With a well system, you need to listen when the line is pressurized to full pressure of course, but when the pump itself is not running or its noise will drown out the leak - though listening while it is running can help tie down where the pipe is located if you don't know - mark a few places on line to show the alignment for going back and listening for the leak itself.


A definitive test would be to put an isolation valve on the line in the house near where the water pipe comes in (if there is not one now) and elsewhere as needed (most usually are already there), put a pressure gage first on the line from the well and the pressure tank and then on the line from the pressure tank to the house, and after line is pressured up by the pump, shut the valves to isolate the line sections to check for leaks (pressure will drop off). That will tell you which section has the problem (if any).
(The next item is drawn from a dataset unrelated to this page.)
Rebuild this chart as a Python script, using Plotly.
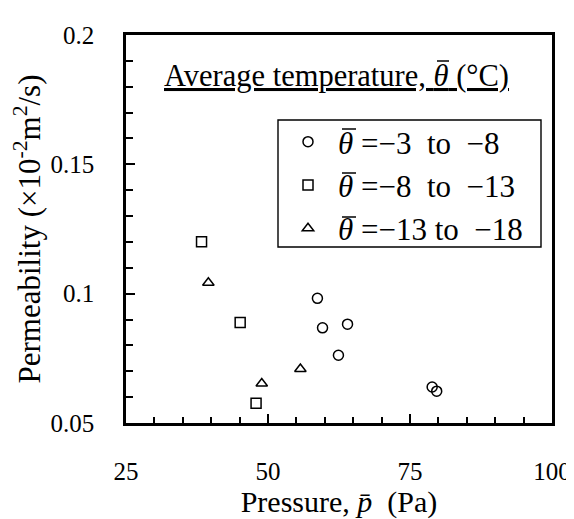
import plotly.graph_objects as go

# Data
circ_p = [58.7, 59.6, 64.0, 62.4, 78.9, 79.7]
circ_k = [0.0982, 0.0868, 0.0882, 0.0762, 0.0639, 0.0623]
sq_p = [38.3, 45.1, 47.9]
sq_k = [0.1201, 0.0889, 0.0576]
tri_p = [39.5, 48.9, 55.7]
tri_k = [0.1042, 0.0653, 0.0709]

TH = "<i>θ</i>"
names = [TH + " =−3  to  −8", TH + " =−8  to  −13", TH + " =−13 to  −18"]
x_ticks = [25, 50, 75, 100]
y_ticks = [0.05, 0.1, 0.15, 0.2]
y_ticklabels = ["0.05", "0.1", "0.15", "0.2"]

FONT = "Liberation Serif"

# plot area in the reference picture (pixels)
PX0, PX1, PY0, PY1 = 126, 552, 35, 423
def px(x):
    return (x - PX0) / (PX1 - PX0)
def py(y):
    return (PY1 - y) / (PY1 - PY0)

fig = go.Figure()
for i, (xs, ys, sym, nm) in enumerate([(circ_p, circ_k, "circle-open", names[0]),
                                       (sq_p, sq_k, "square-open", names[1]),
                                       (tri_p, tri_k, "triangle-up-open", names[2])]):
    fig.add_trace(go.Scatter(x=xs, y=ys, mode="markers", name=nm, legendgroup=str(i),
                             marker=dict(symbol=sym, size=10, color="black",
                                         line=dict(width=1.5, color="black"))))

# overbars for theta (typographic decoration) and the legend frame
bars = [(437, 449, 61), (342, 356, 129), (342, 356, 173), (342, 356, 217)]
shapes = [dict(type="line", xref="paper", yref="paper", x0=px(a), x1=px(b), y0=py(c), y1=py(c),
               layer="above", line=dict(color="black", width=1.5)) for a, b, c in bars]
shapes.append(dict(type="rect", xref="paper", yref="paper", x0=px(278), x1=px(541),
                   y0=py(247), y1=py(120), layer="above",
                   line=dict(color="black", width=1.4), fillcolor="rgba(0,0,0,0)"))

fig.update_layout(
    width=574, height=519,
    margin=dict(l=118, r=30, t=27, b=104),
    paper_bgcolor="white", plot_bgcolor="white",
    font=dict(family=FONT, size=25, color="black"),
    showlegend=True,
    legend=dict(x=px(278), y=py(115), xanchor="left", yanchor="top",
                borderwidth=0, bgcolor="rgba(0,0,0,0)",
                font=dict(family=FONT, size=31), itemsizing="trace",
                tracegroupgap=0, itemwidth=50),
    shapes=shapes,
    annotations=[dict(text="<u>Average temperature, " + TH + " (°C)</u>",
                      xref="paper", yref="paper", x=px(336), y=py(76),
                      xanchor="center", yanchor="middle",
                      showarrow=False, font=dict(family=FONT, size=30.5))],
)

fig.update_xaxes(range=[25, 100], tickvals=x_ticks, ticktext=[str(v) for v in x_ticks],
                 ticks="inside", ticklen=9, tickwidth=2, tickcolor="black",
                 minor=dict(dtick=5, tick0=25, ticks="inside", ticklen=6, tickwidth=1.5, tickcolor="black"),
                 showline=True, linewidth=2.5, linecolor="black", mirror=True,
                 showgrid=False, zeroline=False, ticklabelstandoff=24,
                 title=dict(text="Pressure, <i>p̄</i>  (Pa)", font=dict(family=FONT, size=30), standoff=1))
fig.update_yaxes(range=[0.05, 0.2], tickvals=y_ticks, ticktext=y_ticklabels,
                 ticks="inside", ticklen=9, tickwidth=2, tickcolor="black",
                 minor=dict(dtick=0.01, tick0=0.05, ticks="inside", ticklen=7, tickwidth=1.5, tickcolor="black"),
                 showline=True, linewidth=2.5, linecolor="black", mirror=True,
                 showgrid=False, zeroline=False, ticklabelstandoff=24,
                 title=dict(text="Permeability (×10<sup>-2</sup>m<sup>2</sup>/s)",
                            font=dict(family=FONT, size=31), standoff=5))

fig.write_html("out.html")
When doing this test, you have to listen at the valves to be sure they are not leaking off the pressure into the adjacent section of pipe - not all valves, especially older ones, shut off completely.


If a section of line is tagged as leaking, then the stethoscope check can find the leak - if not with pressurized water, then by pressurizing the line with compressed air, which makes a lot more noise generally at leaks.
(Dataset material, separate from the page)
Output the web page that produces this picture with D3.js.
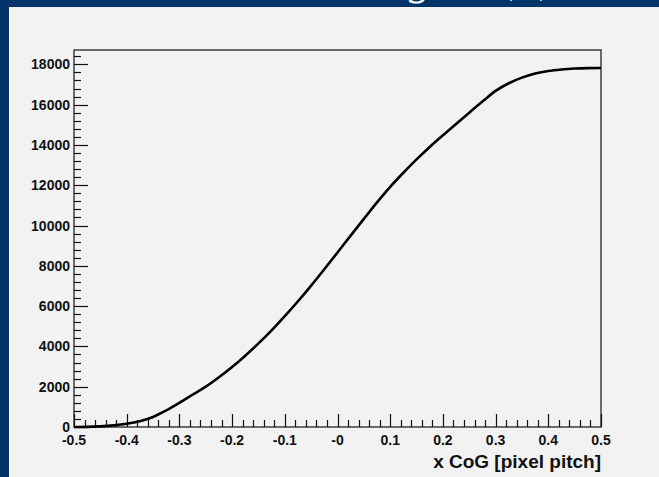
<!DOCTYPE html>
<meta charset="utf-8">
<body style="margin:0">
<script src="https://d3js.org/d3.v7.min.js"></script>
<div id="my_dataviz"></div>
</body>
<script>

// Data: cumulative count vs x CoG
var xValues = [-0.5, -0.475, -0.45, -0.425, -0.4, -0.375, -0.35, -0.325, -0.3, -0.275,
  -0.25, -0.225, -0.2, -0.175, -0.15, -0.125, -0.1, -0.075, -0.05, -0.025,
  0, 0.025, 0.05, 0.075, 0.1, 0.125, 0.15, 0.175, 0.2, 0.225,
  0.25, 0.275, 0.3, 0.325, 0.35, 0.375, 0.4, 0.425, 0.45, 0.475, 0.5]
var counts = [0, 5, 30, 80, 160, 290, 500, 820, 1200, 1600,
  2000, 2470, 2980, 3540, 4150, 4800, 5500, 6240, 7020, 7830,
  8660, 9500, 10330, 11150, 11920, 12620, 13280, 13900, 14480, 15040,
  15600, 16150, 16680, 17060, 17340, 17540, 17670, 17745, 17790, 17812, 17820]
var xTickLabels = ["-0.5", "-0.4", "-0.3", "-0.2", "-0.1", "-0", "0.1", "0.2", "0.3", "0.4", "0.5"]
var yTicks = [0, 2000, 4000, 6000, 8000, 10000, 12000, 14000, 16000, 18000]
var titleText = "CoG integral (x)"
var xTitle = "x CoG [pixel pitch]"

var W = 659, H = 477
var margin = {top: 50, right: 58, bottom: 50, left: 74},
    width = W - margin.left - margin.right,
    height = H - margin.top - margin.bottom

var root = d3.select("#my_dataviz")
  .append("svg")
    .attr("width", W)
    .attr("height", H)
    .style("display", "block")
    .style("font-family", "'Liberation Sans', Arial, sans-serif")

// dark blue page + grey pad
root.append("rect").attr("width", W).attr("height", H).attr("fill", "#003468")
root.append("rect").attr("x", 9).attr("y", 7).attr("width", W - 9).attr("height", H - 7).attr("fill", "#fafafa")
root.append("rect").attr("x", 11).attr("y", 7).attr("width", W - 11).attr("height", H - 7).attr("fill", "#f2f2f2")

// title, mostly cut off above the canvas
root.append("text")
  .attr("x", 390)
  .attr("y", -5)
  .attr("text-anchor", "middle")
  .style("font-family", "'DejaVu Serif', serif")
  .style("font-size", "40px")
  .style("fill", "white")
  .text(titleText)

var svg = root.append("g")
  .attr("transform", "translate(" + margin.left + "," + margin.top + ")")

var x = d3.scaleLinear().domain([-0.5, 0.5]).range([0, width])
var y = d3.scaleLinear().domain([0, 17820 * 1.05]).range([height, 0])

// frame
svg.append("rect")
  .attr("width", width)
  .attr("height", height)
  .attr("fill", "none")
  .attr("stroke", "#222")
  .attr("stroke-width", 1.3)

// y ticks (inside), major every 2000, minor every 400
var yMinor = d3.range(0, y.domain()[1], 400)
svg.append("g").selectAll("line")
  .data(yMinor)
  .join("line")
    .attr("x1", 0)
    .attr("x2", function(d) { return d % 2000 === 0 ? 14 : 7 })
    .attr("y1", function(d) { return Math.round(y(d)) + 0.5 })
    .attr("y2", function(d) { return Math.round(y(d)) + 0.5 })
    .attr("stroke", "#111")
    .attr("stroke-width", 1.2)

svg.append("g").selectAll("text")
  .data(yTicks)
  .join("text")
    .attr("x", -4)
    .attr("y", function(d) { return y(d) + 5 })
    .attr("text-anchor", "end")
    .style("font-size", "14px")
    .style("font-weight", "bold")
    .style("fill", "#111")
    .text(function(d) { return d })

// x ticks (inside), major every 0.1, minor every 0.02
var xMinor = d3.range(0, 51).map(function(i) { return -0.5 + i * 0.02 })
svg.append("g").selectAll("line")
  .data(xMinor)
  .join("line")
    .attr("x1", function(d) { return Math.round(x(d)) + 0.5 })
    .attr("x2", function(d) { return Math.round(x(d)) + 0.5 })
    .attr("y1", height)
    .attr("y2", function(_, i) { return height - (i % 5 === 0 ? 13 : 7) })
    .attr("stroke", "#111")
    .attr("stroke-width", 1.2)

svg.append("g").selectAll("text")
  .data(xTickLabels)
  .join("text")
    .attr("x", function(d, i) { return x(-0.5 + i * 0.1) })
    .attr("y", height + 18)
    .attr("text-anchor", "middle")
    .style("font-size", "14px")
    .style("font-weight", "bold")
    .style("fill", "#111")
    .text(function(d) { return d })

// axis title
svg.append("text")
  .attr("x", width)
  .attr("y", height + 41)
  .attr("text-anchor", "end")
  .style("font-size", "19px")
  .style("font-weight", "bold")
  .style("fill", "#111")
  .text(xTitle)

// the curve
var line = d3.line()
  .x(function(d, i) { return x(xValues[i]) })
  .y(function(d) { return y(d) })
  .curve(d3.curveMonotoneX)

svg.append("path")
  .datum(counts)
  .attr("d", line)
  .attr("fill", "none")
  .attr("stroke", "black")
  .attr("stroke-width", 2.6)
  .attr("stroke-linejoin", "round")

</script>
I would not put a lot of faith in what his guy said, if the line has been fixed several times and still leaks - unless it is full of holes. I would get a new plumber who does outside plumbing lines - or maybe a Well and Pump guy with experience in tracking down leaks, though he might or might not do the actual repair for you.



I hope the initial promise to pay for the repair was in writing in the contract (of course, you realize now it should have been mandated to be done BEFORE closing). If he agreed to pay for the full fix, he cannot now put a dollar limit on the cost he will cover. If the repair has not been done and the deal is not yet closed, maybe talk to your Realtor (or Attorney, if using a real estate attorney) about modifying the contract to make more definitive what he is going to pay for, and try to get fixed BEFORE closing, as would be usual with a defect like this.



Be sure the deal is to fix the basement water leak, NOT to fix a well water pipe leak - because you do not know for certain this is a water pipe leak - could be sewage or groundwater for all you know - which could be a LOT more expensive to track down and fix.